**Description of the task:**
Quote all of the data exactly as given. Skip every picture it contains.

◆ ◆ ◆ ◆

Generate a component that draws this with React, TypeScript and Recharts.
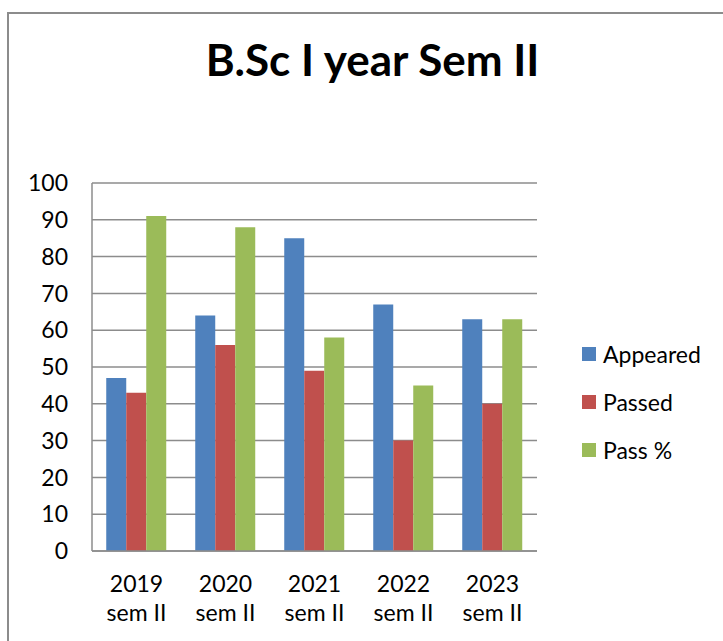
import React from "react";
import { BarChart, Bar, XAxis, YAxis, CartesianGrid } from "recharts";

const years = ["2019", "2020", "2021", "2022", "2023"];
const semester = "sem II";
const appeared = [47, 64, 85, 67, 63];
const passed = [43, 56, 49, 30, 40];
const passPct = [91, 88, 58, 45, 63];
const yTicks = [0, 10, 20, 30, 40, 50, 60, 70, 80, 90, 100];

const series = [
  { key: "Appeared", color: "#4F81BD" },
  { key: "Passed", color: "#C0504D" },
  { key: "Pass %", color: "#9BBB59" },
];

const data = years.map((y, i) => ({
  name: y + " " + semester,
  year: y,
  Appeared: appeared[i],
  Passed: passed[i],
  "Pass %": passPct[i],
}));

const FONT = "Lato, 'Open Sans', sans-serif";

function CategoryTick(props: any) {
  const { x, y, payload } = props;
  const i = data.findIndex((d) => d.name === payload.value);
  return (
    <text x={x} y={y} textAnchor="middle" fontFamily={FONT} fontSize={23} fill="#000">
      <tspan x={x} dy={33}>{data[i]?.year}</tspan>
      <tspan x={x} dy={29}>{semester}</tspan>
    </text>
  );
}

function LegendBox() {
  return (
    <div style={{ position: "absolute", left: 582, top: 330, fontFamily: FONT, fontSize: 23, color: "#000" }}>
      {series.map((s) => (
        <div key={s.key} style={{ display: "flex", alignItems: "center", height: 48 }}>
          <span style={{ display: "inline-block", width: 14, height: 14, background: s.color, marginRight: 7 }} />
          <span>{s.key}</span>
        </div>
      ))}
    </div>
  );
}

export default function App(): JSX.Element {
  return (
    <div style={{ position: "absolute", left: 0, top: 0, width: 723, height: 641, background: "#fff", overflow: "hidden" }}>
      <div style={{ position: "absolute", left: 7, top: 12, width: 740, height: 660, border: "2px solid #8c8c8c" }} />
      <div style={{ position: "absolute", left: 0, top: 33, width: 745, textAlign: "center", fontFamily: FONT, fontWeight: 700, fontSize: 44, color: "#000" }}>
        B.Sc I year Sem II
      </div>
      <div style={{ position: "absolute", left: 0, top: 0 }}>
        <BarChart
          width={723}
          height={641}
          data={data}
          margin={{ top: 183, right: 186, left: 0, bottom: 60 }}
          barCategoryGap="16%"
          barGap={0}
        >
          <CartesianGrid vertical={false} stroke="#8c8c8c" strokeWidth={1.5} />
          <XAxis
            dataKey="name"
            tick={<CategoryTick />}
            tickLine={false}
            axisLine={{ stroke: "#8c8c8c", strokeWidth: 1.5 }}
            interval={0}
          />
          <YAxis
            width={92}
            domain={[0, 100]}
            ticks={yTicks}
            interval={0}
            tickLine={false}
            tickSize={0}
            tickMargin={24}
            axisLine={{ stroke: "#8c8c8c", strokeWidth: 1.5 }}
            tick={{ fontFamily: FONT, fontSize: 23, fill: "#000" }}
          />
          {series.map((s) => (
            <Bar key={s.key} dataKey={s.key} fill={s.color} isAnimationActive={false} />
          ))}
        </BarChart>
      </div>
      <LegendBox />
    </div>
  );
}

◆ ◆ ◆ ◆

**Result below:**
Generate a component that draws this with React, TypeScript and Recharts.
import React from "react";
import { BarChart, Bar, XAxis, YAxis, CartesianGrid } from "recharts";

const years = ["2019", "2020", "2021", "2022", "2023"];
const semester = "sem II";
const appeared = [47, 64, 85, 67, 63];
const passed = [43, 56, 49, 30, 40];
const passPct = [91, 88, 58, 45, 63];
const yTicks = [0, 10, 20, 30, 40, 50, 60, 70, 80, 90, 100];

const series = [
  { key: "Appeared", color: "#4F81BD" },
  { key: "Passed", color: "#C0504D" },
  { key: "Pass %", color: "#9BBB59" },
];

const data = years.map((y, i) => ({
  name: y + " " + semester,
  year: y,
  Appeared: appeared[i],
  Passed: passed[i],
  "Pass %": passPct[i],
}));

const FONT = "Lato, 'Open Sans', sans-serif";

function CategoryTick(props: any) {
  const { x, y, payload } = props;
  const i = data.findIndex((d) => d.name === payload.value);
  return (
    <text x={x} y={y} textAnchor="middle" fontFamily={FONT} fontSize={23} fill="#000">
      <tspan x={x} dy={33}>{data[i]?.year}</tspan>
      <tspan x={x} dy={29}>{semester}</tspan>
    </text>
  );
}

function LegendBox() {
  return (
    <div style={{ position: "absolute", left: 582, top: 330, fontFamily: FONT, fontSize: 23, color: "#000" }}>
      {series.map((s) => (
        <div key={s.key} style={{ display: "flex", alignItems: "center", height: 48 }}>
          <span style={{ display: "inline-block", width: 14, height: 14, background: s.color, marginRight: 7 }} />
          <span>{s.key}</span>
        </div>
      ))}
    </div>
  );
}

export default function App(): JSX.Element {
  return (
    <div style={{ position: "absolute", left: 0, top: 0, width: 723, height: 641, background: "#fff", overflow: "hidden" }}>
      <div style={{ position: "absolute", left: 7, top: 12, width: 740, height: 660, border: "2px solid #8c8c8c" }} />
      <div style={{ position: "absolute", left: 0, top: 33, width: 745, textAlign: "center", fontFamily: FONT, fontWeight: 700, fontSize: 44, color: "#000" }}>
        B.Sc I year Sem II
      </div>
      <div style={{ position: "absolute", left: 0, top: 0 }}>
        <BarChart
          width={723}
          height={641}
          data={data}
          margin={{ top: 183, right: 186, left: 0, bottom: 60 }}
          barCategoryGap="16%"
          barGap={0}
        >
          <CartesianGrid vertical={false} stroke="#8c8c8c" strokeWidth={1.5} />
          <XAxis
            dataKey="name"
            tick={<CategoryTick />}
            tickLine={false}
            axisLine={{ stroke: "#8c8c8c", strokeWidth: 1.5 }}
            interval={0}
          />
          <YAxis
            width={92}
            domain={[0, 100]}
            ticks={yTicks}
            interval={0}
            tickLine={false}
            tickSize={0}
            tickMargin={24}
            axisLine={{ stroke: "#8c8c8c", strokeWidth: 1.5 }}
            tick={{ fontFamily: FONT, fontSize: 23, fill: "#000" }}
          />
          {series.map((s) => (
            <Bar key={s.key} dataKey={s.key} fill={s.color} isAnimationActive={false} />
          ))}
        </BarChart>
      </div>
      <LegendBox />
    </div>
  );
}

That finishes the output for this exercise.